Google's Veo 3 Preview is a high-fidelity video generation model developed by Google DeepMind. It represents the third generation of the Veo series, introducing the capability to generate native synchronized audio—including ambient noise, sound effects, and character dialogue—directly alongside the visual content. The model is designed to simulate real-world physics, lighting, and human motion with high accuracy, producing cinematic clips up to eight seconds in length at 24 frames per second.
Architecture and Technical Details
The model is built on a Latent Diffusion Transformer (DiT) architecture. Unlike traditional models that treat video and audio as separate streams, Veo 3 operates in a unified 3D latent space (spatiotemporal), allowing it to process visual spacetime patches and temporal audio information simultaneously.
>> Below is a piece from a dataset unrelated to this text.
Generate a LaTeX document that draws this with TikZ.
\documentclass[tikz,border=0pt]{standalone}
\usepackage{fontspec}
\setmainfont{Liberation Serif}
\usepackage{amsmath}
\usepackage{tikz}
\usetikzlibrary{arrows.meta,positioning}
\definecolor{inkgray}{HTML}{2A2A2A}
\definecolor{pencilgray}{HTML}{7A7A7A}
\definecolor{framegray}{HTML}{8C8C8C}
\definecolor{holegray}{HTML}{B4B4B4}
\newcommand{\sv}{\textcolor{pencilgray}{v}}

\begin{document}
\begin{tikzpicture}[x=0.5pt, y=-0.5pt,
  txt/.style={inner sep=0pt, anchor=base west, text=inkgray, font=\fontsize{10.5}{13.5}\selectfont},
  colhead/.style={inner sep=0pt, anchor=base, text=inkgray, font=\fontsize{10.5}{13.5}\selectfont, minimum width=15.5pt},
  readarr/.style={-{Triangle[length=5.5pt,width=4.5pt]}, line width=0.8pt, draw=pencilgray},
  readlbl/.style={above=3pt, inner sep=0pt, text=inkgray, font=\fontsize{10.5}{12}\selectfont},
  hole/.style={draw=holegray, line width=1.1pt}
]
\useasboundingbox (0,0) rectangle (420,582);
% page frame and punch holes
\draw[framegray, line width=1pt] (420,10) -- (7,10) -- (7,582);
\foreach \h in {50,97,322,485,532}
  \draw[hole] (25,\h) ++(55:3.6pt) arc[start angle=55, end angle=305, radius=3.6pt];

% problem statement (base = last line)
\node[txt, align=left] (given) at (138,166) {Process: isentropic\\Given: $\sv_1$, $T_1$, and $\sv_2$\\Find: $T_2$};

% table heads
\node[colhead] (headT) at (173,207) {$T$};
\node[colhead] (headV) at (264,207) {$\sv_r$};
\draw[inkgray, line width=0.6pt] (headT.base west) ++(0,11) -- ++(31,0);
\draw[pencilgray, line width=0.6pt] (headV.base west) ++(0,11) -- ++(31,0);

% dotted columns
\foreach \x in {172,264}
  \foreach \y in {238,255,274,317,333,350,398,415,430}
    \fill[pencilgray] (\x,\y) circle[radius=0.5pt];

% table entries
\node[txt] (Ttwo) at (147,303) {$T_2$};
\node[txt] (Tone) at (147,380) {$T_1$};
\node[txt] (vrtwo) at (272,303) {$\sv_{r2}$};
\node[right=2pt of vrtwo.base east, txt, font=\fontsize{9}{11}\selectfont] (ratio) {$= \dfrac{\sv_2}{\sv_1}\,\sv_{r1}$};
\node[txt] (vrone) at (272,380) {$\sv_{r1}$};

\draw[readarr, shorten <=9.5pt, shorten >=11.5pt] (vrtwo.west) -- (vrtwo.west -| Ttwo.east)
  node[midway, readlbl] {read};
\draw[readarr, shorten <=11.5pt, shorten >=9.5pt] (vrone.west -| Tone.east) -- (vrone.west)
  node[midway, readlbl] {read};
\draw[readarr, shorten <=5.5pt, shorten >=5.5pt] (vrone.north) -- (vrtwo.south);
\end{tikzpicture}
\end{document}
This joint denoising process ensures precise alignment between visual events and their corresponding sounds, such as lip-syncing or the impact of physical objects.
Key Capabilities
Veo 3 supports both text-to-video and image-to-video workflows, allowing users to guide generation with detailed prompts or reference images. The model offers significant improvements in prompt adherence compared to its predecessors, capable of interpreting complex narrative instructions and cinematic styles. At launch, it supported 720p and 1080p resolutions in both landscape and portrait aspect ratios, with later iterations expanding support to 4K output.